Saturday, 31 January 2026

Food Intelligence / Julia Belluz, Kevin Hall

 

3 out of 5 stars 

If losing weight was easy there would be no overweight people. These two authors explore the reasons for this. There are multiple brain areas and intertwining hormones involved in appetite and weight. We have less control over what we eat than we would like to believe—our bodies have secret override codes that can frustrate the most devoted dieter. Combined with our food environment (what foods are easily available, their cost, their palatability, etc.), our personal tastes, and our social cues, what we eat becomes very complicated very quickly.

”With something as fundamentally important to life as eating, biology wasn't messing around.”

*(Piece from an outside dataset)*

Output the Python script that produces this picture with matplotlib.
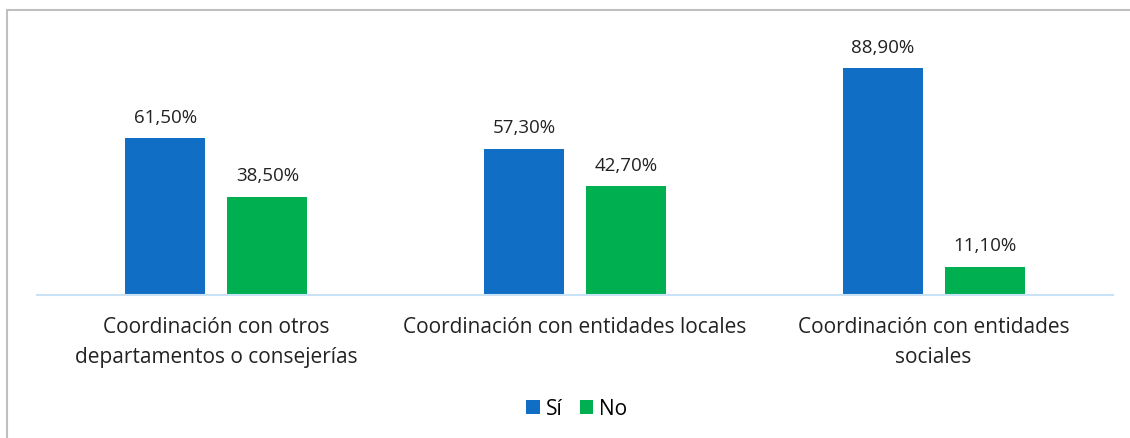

I was surprised at how little the microbiome was discussed. Instead, the authors wrote about the companies offering personal nutrition guidance, sometimes using glucose monitors as a guide. The evidence for this is anemic at best, but it is a measure of people's worries about their health that many are willing to spend significant amounts of money for this advice. I tend to believe that if a particular program, supplement, or food provided a true dietary advantage, it would be featured in news headlines and on the cover of Time magazine. I occasionally get suckered into buying a bottle of vitamins—just recently it was Vitamin B complex. I'll finish them, mostly because I paid for them, but I know I'm better off eating foods with B vitamins in them.

Many of the issues discussed are what I think of as first world problems. Hunger is still a reality in many parts of the world (and among the poor in our own societies). The future of food production will have to deal with more equitable distribution of food. We are also going to have to face climate change and depleting water supplies.

In the end, Michael Pollan gave some of the best advice: Eat food, not too much, mostly plants.